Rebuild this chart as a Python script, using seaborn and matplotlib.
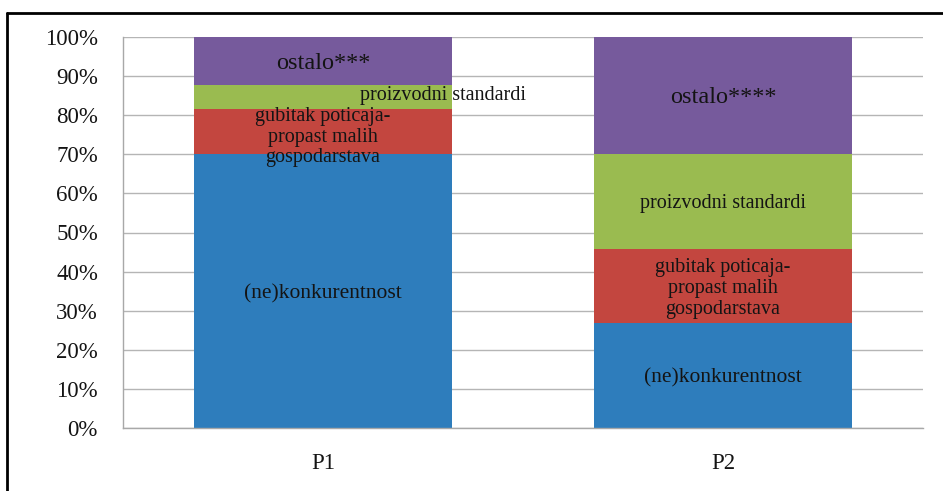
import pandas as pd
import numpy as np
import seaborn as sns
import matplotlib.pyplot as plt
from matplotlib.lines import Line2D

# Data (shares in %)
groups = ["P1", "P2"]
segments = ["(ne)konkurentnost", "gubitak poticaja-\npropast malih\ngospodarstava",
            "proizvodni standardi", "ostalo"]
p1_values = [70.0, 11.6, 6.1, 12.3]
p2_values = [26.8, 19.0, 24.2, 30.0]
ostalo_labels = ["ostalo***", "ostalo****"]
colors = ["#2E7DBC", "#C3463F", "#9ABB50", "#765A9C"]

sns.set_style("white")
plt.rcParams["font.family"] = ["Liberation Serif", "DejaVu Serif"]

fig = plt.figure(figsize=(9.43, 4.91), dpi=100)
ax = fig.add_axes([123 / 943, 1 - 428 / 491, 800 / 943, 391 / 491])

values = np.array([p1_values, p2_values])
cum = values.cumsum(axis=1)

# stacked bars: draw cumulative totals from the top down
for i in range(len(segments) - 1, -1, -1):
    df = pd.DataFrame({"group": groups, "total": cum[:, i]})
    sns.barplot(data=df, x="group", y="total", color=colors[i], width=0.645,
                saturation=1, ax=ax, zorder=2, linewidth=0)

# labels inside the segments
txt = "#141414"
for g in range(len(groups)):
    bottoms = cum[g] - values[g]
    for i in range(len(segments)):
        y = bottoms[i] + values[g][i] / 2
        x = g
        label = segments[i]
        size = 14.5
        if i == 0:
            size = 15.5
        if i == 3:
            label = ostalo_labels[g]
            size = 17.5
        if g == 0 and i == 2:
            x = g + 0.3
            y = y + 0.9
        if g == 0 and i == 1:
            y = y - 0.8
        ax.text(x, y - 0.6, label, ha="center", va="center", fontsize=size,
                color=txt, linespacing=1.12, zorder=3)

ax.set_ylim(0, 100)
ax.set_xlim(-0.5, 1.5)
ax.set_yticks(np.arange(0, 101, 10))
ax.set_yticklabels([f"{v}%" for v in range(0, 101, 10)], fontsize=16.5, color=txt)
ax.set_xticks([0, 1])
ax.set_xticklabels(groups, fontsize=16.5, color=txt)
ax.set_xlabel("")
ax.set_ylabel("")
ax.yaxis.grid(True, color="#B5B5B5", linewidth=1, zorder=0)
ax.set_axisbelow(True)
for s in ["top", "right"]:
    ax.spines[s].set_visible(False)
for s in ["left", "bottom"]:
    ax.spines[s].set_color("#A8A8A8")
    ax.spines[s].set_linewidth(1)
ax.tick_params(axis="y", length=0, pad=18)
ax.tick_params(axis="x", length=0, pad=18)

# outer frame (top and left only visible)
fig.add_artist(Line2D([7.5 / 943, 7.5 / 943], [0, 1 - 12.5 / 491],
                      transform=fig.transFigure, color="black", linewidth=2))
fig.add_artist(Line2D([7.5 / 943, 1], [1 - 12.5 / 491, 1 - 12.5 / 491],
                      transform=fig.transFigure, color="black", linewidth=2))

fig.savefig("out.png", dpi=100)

- - - -

Repeat the material above in full and exactly, apart from the pictures.

Rebuild this chart as a Python script, using seaborn and matplotlib.
import pandas as pd
import numpy as np
import seaborn as sns
import matplotlib.pyplot as plt
from matplotlib.lines import Line2D

# Data (shares in %)
groups = ["P1", "P2"]
segments = ["(ne)konkurentnost", "gubitak poticaja-\npropast malih\ngospodarstava",
            "proizvodni standardi", "ostalo"]
p1_values = [70.0, 11.6, 6.1, 12.3]
p2_values = [26.8, 19.0, 24.2, 30.0]
ostalo_labels = ["ostalo***", "ostalo****"]
colors = ["#2E7DBC", "#C3463F", "#9ABB50", "#765A9C"]

sns.set_style("white")
plt.rcParams["font.family"] = ["Liberation Serif", "DejaVu Serif"]

fig = plt.figure(figsize=(9.43, 4.91), dpi=100)
ax = fig.add_axes([123 / 943, 1 - 428 / 491, 800 / 943, 391 / 491])

values = np.array([p1_values, p2_values])
cum = values.cumsum(axis=1)

# stacked bars: draw cumulative totals from the top down
for i in range(len(segments) - 1, -1, -1):
    df = pd.DataFrame({"group": groups, "total": cum[:, i]})
    sns.barplot(data=df, x="group", y="total", color=colors[i], width=0.645,
                saturation=1, ax=ax, zorder=2, linewidth=0)

# labels inside the segments
txt = "#141414"
for g in range(len(groups)):
    bottoms = cum[g] - values[g]
    for i in range(len(segments)):
        y = bottoms[i] + values[g][i] / 2
        x = g
        label = segments[i]
        size = 14.5
        if i == 0:
            size = 15.5
        if i == 3:
            label = ostalo_labels[g]
            size = 17.5
        if g == 0 and i == 2:
            x = g + 0.3
            y = y + 0.9
        if g == 0 and i == 1:
            y = y - 0.8
        ax.text(x, y - 0.6, label, ha="center", va="center", fontsize=size,
                color=txt, linespacing=1.12, zorder=3)

ax.set_ylim(0, 100)
ax.set_xlim(-0.5, 1.5)
ax.set_yticks(np.arange(0, 101, 10))
ax.set_yticklabels([f"{v}%" for v in range(0, 101, 10)], fontsize=16.5, color=txt)
ax.set_xticks([0, 1])
ax.set_xticklabels(groups, fontsize=16.5, color=txt)
ax.set_xlabel("")
ax.set_ylabel("")
ax.yaxis.grid(True, color="#B5B5B5", linewidth=1, zorder=0)
ax.set_axisbelow(True)
for s in ["top", "right"]:
    ax.spines[s].set_visible(False)
for s in ["left", "bottom"]:
    ax.spines[s].set_color("#A8A8A8")
    ax.spines[s].set_linewidth(1)
ax.tick_params(axis="y", length=0, pad=18)
ax.tick_params(axis="x", length=0, pad=18)

# outer frame (top and left only visible)
fig.add_artist(Line2D([7.5 / 943, 7.5 / 943], [0, 1 - 12.5 / 491],
                      transform=fig.transFigure, color="black", linewidth=2))
fig.add_artist(Line2D([7.5 / 943, 1], [1 - 12.5 / 491, 1 - 12.5 / 491],
                      transform=fig.transFigure, color="black", linewidth=2))

fig.savefig("out.png", dpi=100)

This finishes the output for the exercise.